◆ **Your instructions**: Return the lines that follow, exactly as they appear, from the first through the one containing "minimum width=336pt, minimum"; no pictures are to be included.

◆ **Data segment**:
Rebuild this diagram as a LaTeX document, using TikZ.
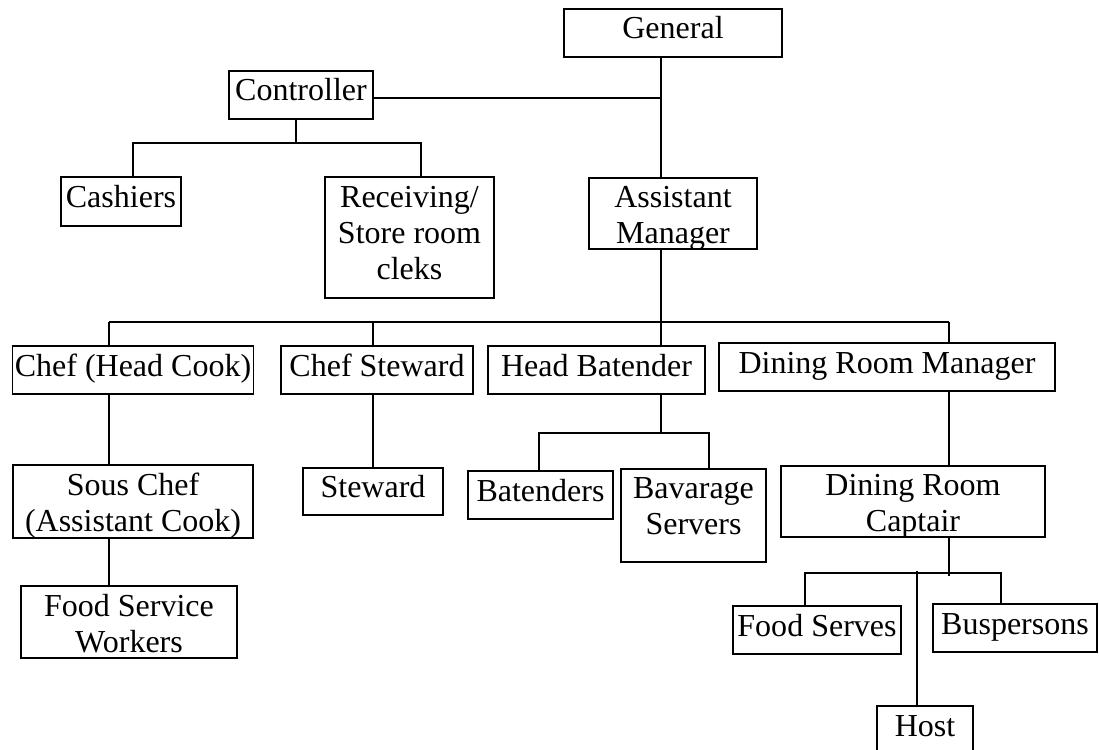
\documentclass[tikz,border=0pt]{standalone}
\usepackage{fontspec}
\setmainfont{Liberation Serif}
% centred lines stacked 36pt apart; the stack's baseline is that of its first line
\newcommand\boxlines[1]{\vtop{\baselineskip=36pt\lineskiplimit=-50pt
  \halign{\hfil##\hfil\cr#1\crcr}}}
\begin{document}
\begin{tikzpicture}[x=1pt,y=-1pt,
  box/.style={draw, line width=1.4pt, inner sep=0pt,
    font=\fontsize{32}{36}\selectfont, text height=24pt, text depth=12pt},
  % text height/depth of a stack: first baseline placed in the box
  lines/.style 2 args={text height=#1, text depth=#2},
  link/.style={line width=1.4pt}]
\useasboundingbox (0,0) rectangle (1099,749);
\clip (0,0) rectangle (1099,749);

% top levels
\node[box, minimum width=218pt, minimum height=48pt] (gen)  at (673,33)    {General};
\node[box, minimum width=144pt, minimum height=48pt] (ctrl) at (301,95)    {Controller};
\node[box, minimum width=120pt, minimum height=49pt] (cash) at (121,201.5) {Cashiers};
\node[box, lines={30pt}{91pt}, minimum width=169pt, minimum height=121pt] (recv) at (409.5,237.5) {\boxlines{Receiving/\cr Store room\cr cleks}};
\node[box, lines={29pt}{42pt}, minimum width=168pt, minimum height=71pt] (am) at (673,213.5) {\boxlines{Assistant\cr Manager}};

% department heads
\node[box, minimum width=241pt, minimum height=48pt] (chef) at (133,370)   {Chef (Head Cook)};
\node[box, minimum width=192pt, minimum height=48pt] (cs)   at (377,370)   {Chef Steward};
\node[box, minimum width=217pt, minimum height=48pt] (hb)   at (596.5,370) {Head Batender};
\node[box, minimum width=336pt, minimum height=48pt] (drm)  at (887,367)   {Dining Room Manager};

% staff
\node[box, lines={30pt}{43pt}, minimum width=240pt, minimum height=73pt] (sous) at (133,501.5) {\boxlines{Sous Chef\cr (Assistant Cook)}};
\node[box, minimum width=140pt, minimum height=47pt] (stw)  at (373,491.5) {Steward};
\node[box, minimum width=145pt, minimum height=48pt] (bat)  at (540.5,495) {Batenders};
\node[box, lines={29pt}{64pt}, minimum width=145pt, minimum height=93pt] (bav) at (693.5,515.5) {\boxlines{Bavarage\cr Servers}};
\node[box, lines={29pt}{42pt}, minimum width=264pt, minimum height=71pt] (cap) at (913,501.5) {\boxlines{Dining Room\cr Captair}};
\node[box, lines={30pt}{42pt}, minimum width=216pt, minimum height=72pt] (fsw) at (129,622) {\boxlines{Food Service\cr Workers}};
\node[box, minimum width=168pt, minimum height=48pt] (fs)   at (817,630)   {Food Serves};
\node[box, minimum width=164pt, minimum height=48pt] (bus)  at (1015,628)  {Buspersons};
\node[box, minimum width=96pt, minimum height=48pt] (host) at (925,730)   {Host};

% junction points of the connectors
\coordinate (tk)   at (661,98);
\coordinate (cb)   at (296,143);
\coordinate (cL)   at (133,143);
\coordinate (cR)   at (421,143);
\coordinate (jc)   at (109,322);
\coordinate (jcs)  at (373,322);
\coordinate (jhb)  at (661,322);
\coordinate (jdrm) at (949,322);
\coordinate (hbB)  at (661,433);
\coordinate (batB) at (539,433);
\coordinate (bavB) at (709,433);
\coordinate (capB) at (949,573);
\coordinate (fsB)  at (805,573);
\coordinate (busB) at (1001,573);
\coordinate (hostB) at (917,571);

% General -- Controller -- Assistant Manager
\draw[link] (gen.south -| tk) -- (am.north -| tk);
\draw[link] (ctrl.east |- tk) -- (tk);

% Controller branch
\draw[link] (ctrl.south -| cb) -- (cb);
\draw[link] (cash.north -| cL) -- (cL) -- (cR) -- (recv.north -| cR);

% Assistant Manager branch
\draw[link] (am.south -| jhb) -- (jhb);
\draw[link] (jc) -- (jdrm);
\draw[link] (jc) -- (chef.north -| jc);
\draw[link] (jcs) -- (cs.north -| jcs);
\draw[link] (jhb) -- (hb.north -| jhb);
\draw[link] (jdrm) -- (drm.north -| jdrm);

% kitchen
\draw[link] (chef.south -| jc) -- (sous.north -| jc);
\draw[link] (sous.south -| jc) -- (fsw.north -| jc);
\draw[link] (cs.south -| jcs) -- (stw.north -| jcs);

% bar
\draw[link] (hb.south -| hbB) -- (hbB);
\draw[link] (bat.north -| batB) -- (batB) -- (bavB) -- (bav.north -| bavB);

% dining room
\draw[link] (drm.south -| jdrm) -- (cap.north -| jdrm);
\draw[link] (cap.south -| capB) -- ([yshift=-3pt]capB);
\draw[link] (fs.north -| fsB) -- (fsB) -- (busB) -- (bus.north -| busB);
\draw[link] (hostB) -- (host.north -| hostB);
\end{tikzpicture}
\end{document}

◆ **Response below**:
Rebuild this diagram as a LaTeX document, using TikZ.
\documentclass[tikz,border=0pt]{standalone}
\usepackage{fontspec}
\setmainfont{Liberation Serif}
% centred lines stacked 36pt apart; the stack's baseline is that of its first line
\newcommand\boxlines[1]{\vtop{\baselineskip=36pt\lineskiplimit=-50pt
  \halign{\hfil##\hfil\cr#1\crcr}}}
\begin{document}
\begin{tikzpicture}[x=1pt,y=-1pt,
  box/.style={draw, line width=1.4pt, inner sep=0pt,
    font=\fontsize{32}{36}\selectfont, text height=24pt, text depth=12pt},
  % text height/depth of a stack: first baseline placed in the box
  lines/.style 2 args={text height=#1, text depth=#2},
  link/.style={line width=1.4pt}]
\useasboundingbox (0,0) rectangle (1099,749);
\clip (0,0) rectangle (1099,749);

% top levels
\node[box, minimum width=218pt, minimum height=48pt] (gen)  at (673,33)    {General};
\node[box, minimum width=144pt, minimum height=48pt] (ctrl) at (301,95)    {Controller};
\node[box, minimum width=120pt, minimum height=49pt] (cash) at (121,201.5) {Cashiers};
\node[box, lines={30pt}{91pt}, minimum width=169pt, minimum height=121pt] (recv) at (409.5,237.5) {\boxlines{Receiving/\cr Store room\cr cleks}};
\node[box, lines={29pt}{42pt}, minimum width=168pt, minimum height=71pt] (am) at (673,213.5) {\boxlines{Assistant\cr Manager}};

% department heads
\node[box, minimum width=241pt, minimum height=48pt] (chef) at (133,370)   {Chef (Head Cook)};
\node[box, minimum width=192pt, minimum height=48pt] (cs)   at (377,370)   {Chef Steward};
\node[box, minimum width=217pt, minimum height=48pt] (hb)   at (596.5,370) {Head Batender};
\node[box, minimum width=336pt, minimum height=48pt] (drm)  at (887,367)   {Dining Room Manager};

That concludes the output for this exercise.